In a 41-minute speech at the state Democratic Party's Jefferson-Jackson Dinner, Clinton focused more on economic woes in rural West Virginia and his home state of Arkansas than on promoting his wife, presidential hopeful Hillary Rodham Clinton.

It's one of his early stops as he becomes more active on the campaign trail for Hillary Clinton. He recently headlined fundraisers in Chicago, Atlanta and suburban Kansas City, and he'll headline one in suburban Detroit this month.

He likened himself to "an old horse you keep in the stable, and then an election comes along, and you come in and give me a few extra oats" and "see if you can get a ride just one more time."

A popular figure in West Virginia, Clinton in 1996 was the last Democrat to win the state in a presidential race.

Clinton questioned why there aren't assembly companies for windmills and solar plants investing in the state's coal-dependent reaches, and said universal broadband should be extended into the area. He said "serious investment" is needed in the area, not just additional job training.

Focus should be placed on finding "a reasonable transition for people in this part of the world, so we don't waste the best years of their lives and expect to them to get by on a disability check," he said.

He blasted Republican presidential hopefuls, saying, "In the first debate, it looked like they were taking a theology test, to see who could hit the most politically correct answer to show the most intense hatred of government."

West Virginia and other reaches of Appalachia have veered away from the Democratic party under President Barack Obama's administration, largely because of his push to curb airborne pollution from coal-fired power plants. West Virginia Democrats lost a lot of ground in the 2014 election, and Sen. Joe Manchin remains the state's lone Democrat in Congress. This year, they yielded control of the state Legislature to Republicans for the first time in more than eight decades.
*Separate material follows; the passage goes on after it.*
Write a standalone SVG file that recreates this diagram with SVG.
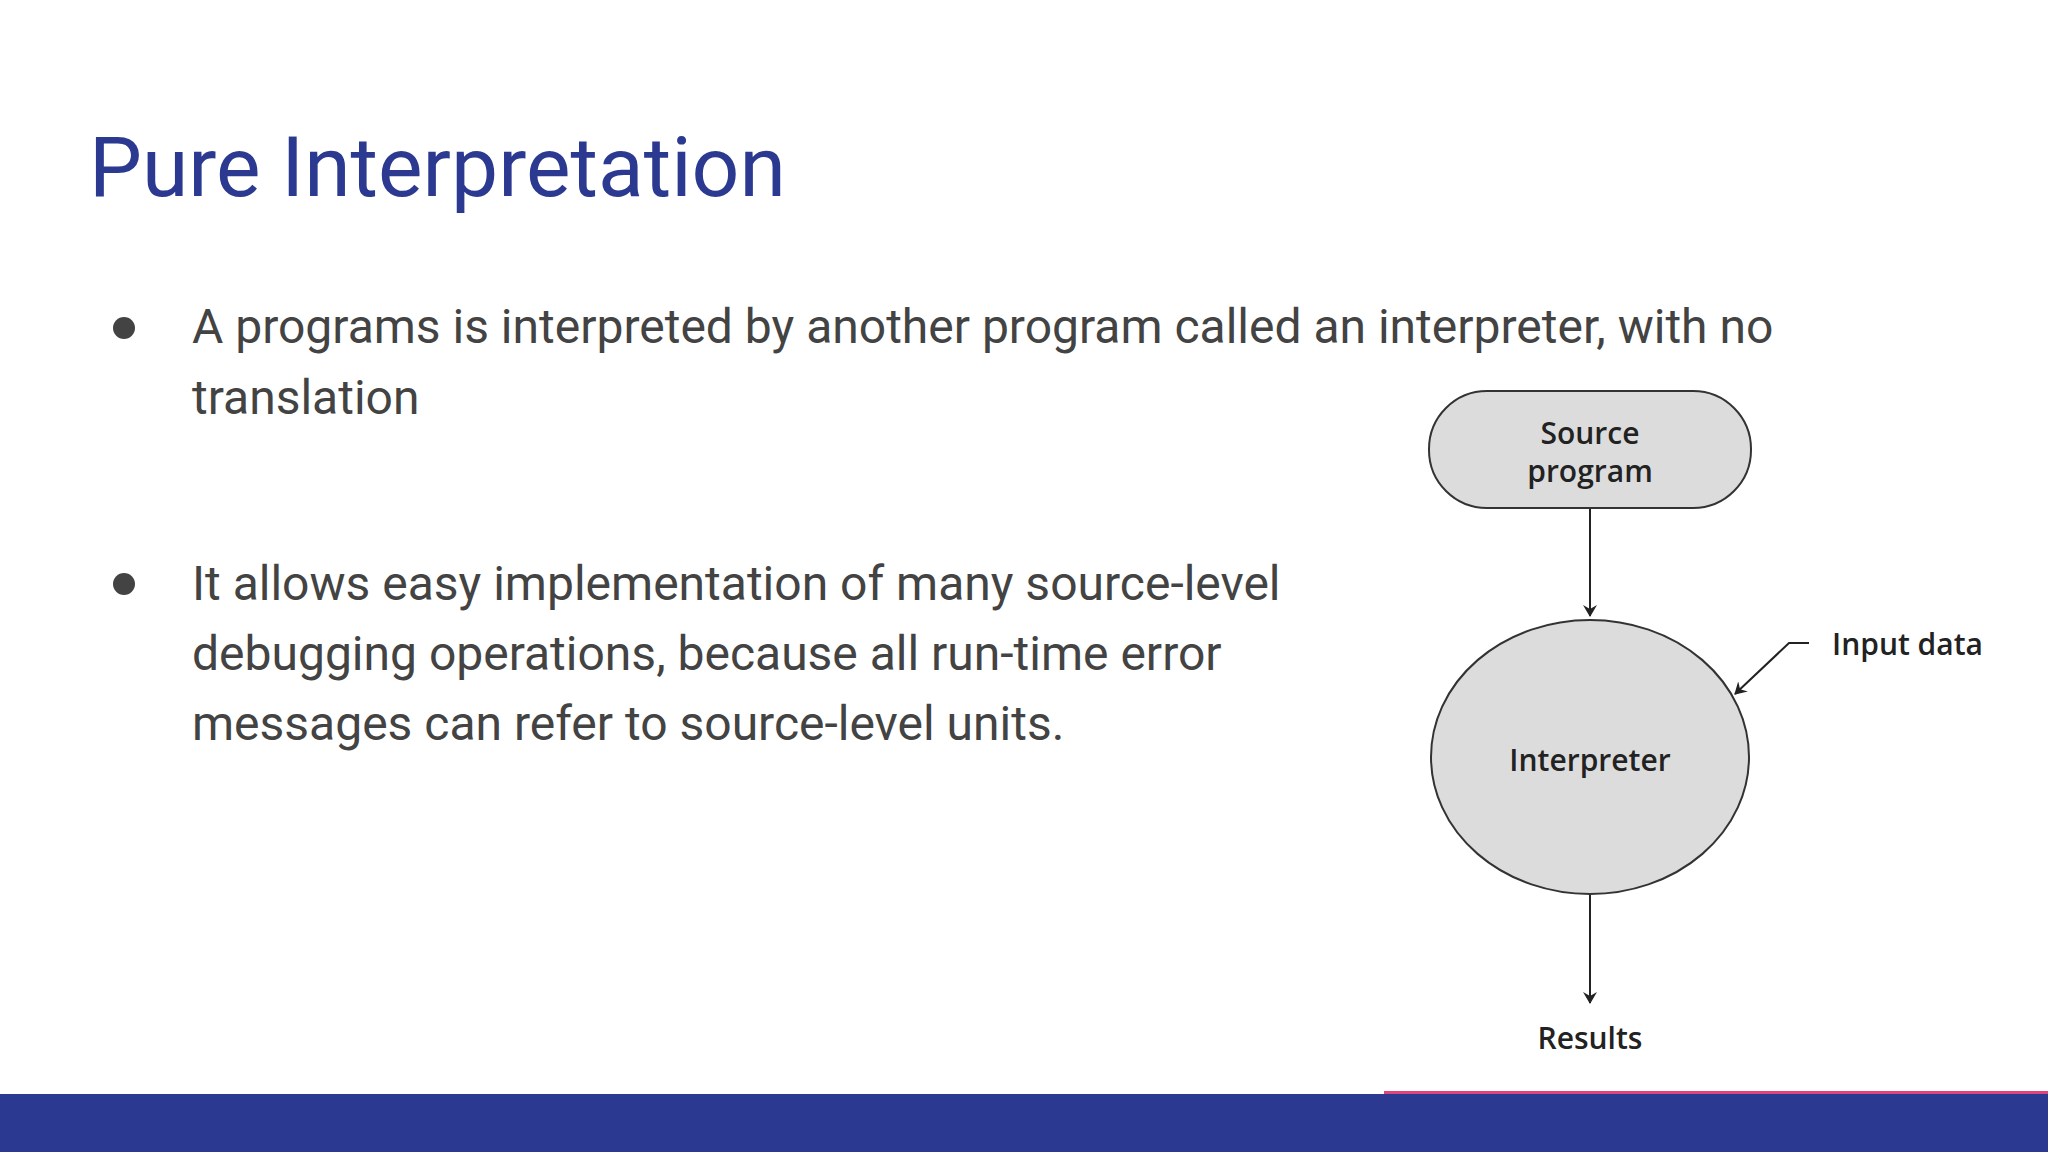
<svg xmlns="http://www.w3.org/2000/svg" width="2048" height="1152" viewBox="0 0 2048 1152">
<style>
.t{font-family:Roboto,"Liberation Sans",sans-serif;fill:#434343;font-size:48px}
.d{font-family:"Open Sans","Liberation Sans",sans-serif;fill:#222;font-size:30px;font-weight:600;text-anchor:middle}
.n{fill:#dcdcdd;stroke:#333;stroke-width:2}
.c{stroke:#222;stroke-width:2;fill:none;marker-end:url(#ah)}
</style>
<defs><marker id="ah" markerWidth="12" markerHeight="14" refX="11" refY="7" orient="auto" markerUnits="userSpaceOnUse"><path d="M0,0 L12,7 L0,14 L4,7 Z" fill="#222"/></marker></defs>
<rect width="2048" height="1152" fill="#fff"/>
<text x="89" y="196" style="font-family:Roboto,'Liberation Sans',sans-serif;font-size:84px;fill:#2b3990">Pure Interpretation</text>
<circle cx="124" cy="328" r="11" fill="#434343"/>
<circle cx="124" cy="584" r="11" fill="#434343"/>
<text class="t" x="192" y="343">A programs is interpreted by another program called an interpreter, with no</text>
<text class="t" x="192" y="414">translation</text>
<text class="t" x="192" y="600">It allows easy implementation of many source-level</text>
<text class="t" x="192" y="670">debugging operations, because all run-time error</text>
<text class="t" x="192" y="740">messages can refer to source-level units.</text>
<g id="source"><rect class="n" x="1429" y="391" width="322" height="117" rx="58"/><text class="d" x="1590" y="444">Source</text><text class="d" x="1590" y="482">program</text></g>
<g id="interpreter"><ellipse class="n" cx="1590" cy="757" rx="159" ry="137"/><text class="d" x="1590" y="771">Interpreter</text></g>
<g id="input"><text class="d" x="1832" y="655" style="text-anchor:start">Input data</text></g>
<g id="results"><text class="d" x="1590" y="1049">Results</text></g>
<g id="connectors">
<path class="c" d="M1590,509 L1590,616"/>
<path class="c" d="M1590,895 L1590,1003"/>
<path class="c" d="M1809,643 L1789,643 L1735,694"/>
</g>
<rect x="1384" y="1091" width="664" height="3" fill="#e0457b"/>
<rect x="0" y="1094" width="2048" height="58" fill="#2b3990"/>
</svg>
A high-profile governor's race tops the 2016 ballot for West Virginia as Democratic Gov. Earl Ray Tomblin is hitting his limit of two consecutive terms. Billionaire Jim Justice and state Senate Minority Leader Jeff Kessler are running on the Democratic side, while state Senate President Bill Cole is the GOP's lead candidate.

Clinton appeared at the West Virginia dinner in 1988 while governor of Arkansas. He returned in 2007 while his wife was campaigning for president.

In 1996, Clinton received 51.5 percent of state's general election vote. "You haven't voted Democratic since and I want to change that," he said Friday.